Izmir is one of the oldest continuously inhabited cities on earth, ancient Smyrna, and yet most of what you walk through today rose after most of it burned. In September of nineteen twenty-two, at the close of the Greco-Turkish war, a catastrophic fire consumed much of the old cosmopolitan port, and within a year the Greek, Armenian, and Levantine communities that had made it a Mediterranean crossroads were gone. The city that came back turned to face the water. It wrapped its ancient bones, a Roman agora, a filled-in harbour, a hilltop castle older than the successors of Alexander, around a long seafront promenade. To understand Izmir you have to hold both cities at once: the ancient and Ottoman city of bazaar, agora, and castle, and the modern city reborn along the sea.
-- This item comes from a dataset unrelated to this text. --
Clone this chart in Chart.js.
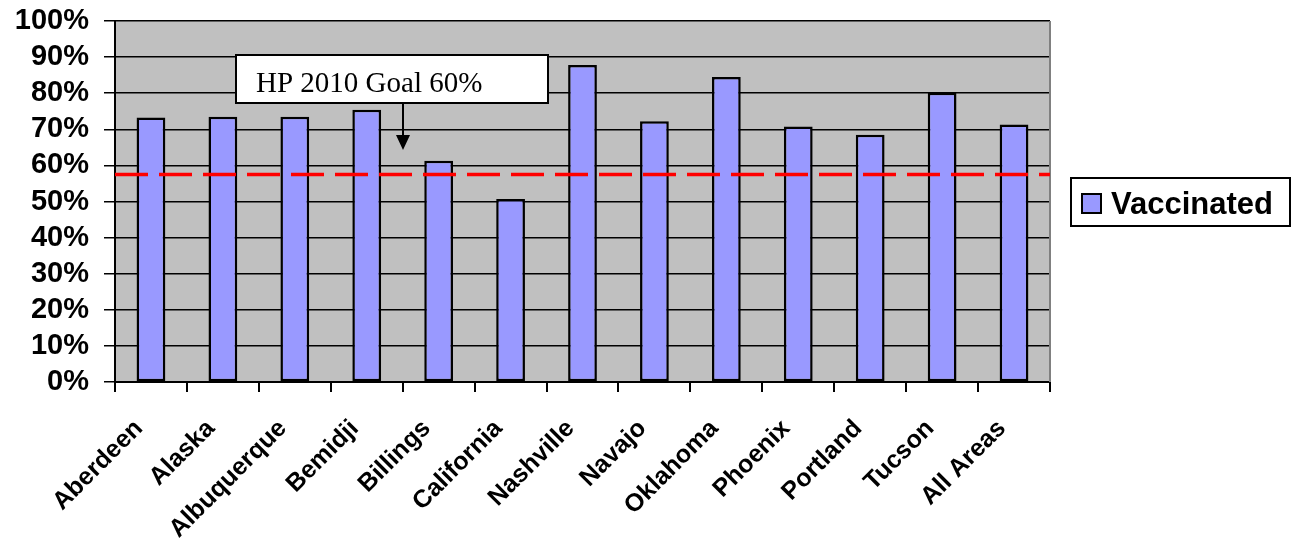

That is the through-line of the Izmir walking tours, and it is the whole argument of one walk in particular, The City Reborn from the Sea, which moves from the waterfront civic heart inland and uphill through the old city, then back down to memory and the water.
A city that walks over its own harbour
Start at Konak Square, where the city meets the gulf. The marble Clock Tower here, the Saat Kulesi, is the emblem of the whole city and appears on the municipal seal. Ground was broken on the first of September, nineteen hundred, and it was inaugurated on the first of September, nineteen oh one, to mark the twenty-fifth anniversary of the accession of Sultan Abdulhamid the Second. Raymond Charles Pere, a French-Levantine architect, gave it an octagonal plan rising about twenty-five metres, four floors of marble and stone over an iron-and-lead skeleton, with four small fountains at the base. Beside it sits the small tiled Konak Mosque, a working shore mosque. The square faces the sea deliberately. The old city climbs behind it; the modern city runs ahead along the water.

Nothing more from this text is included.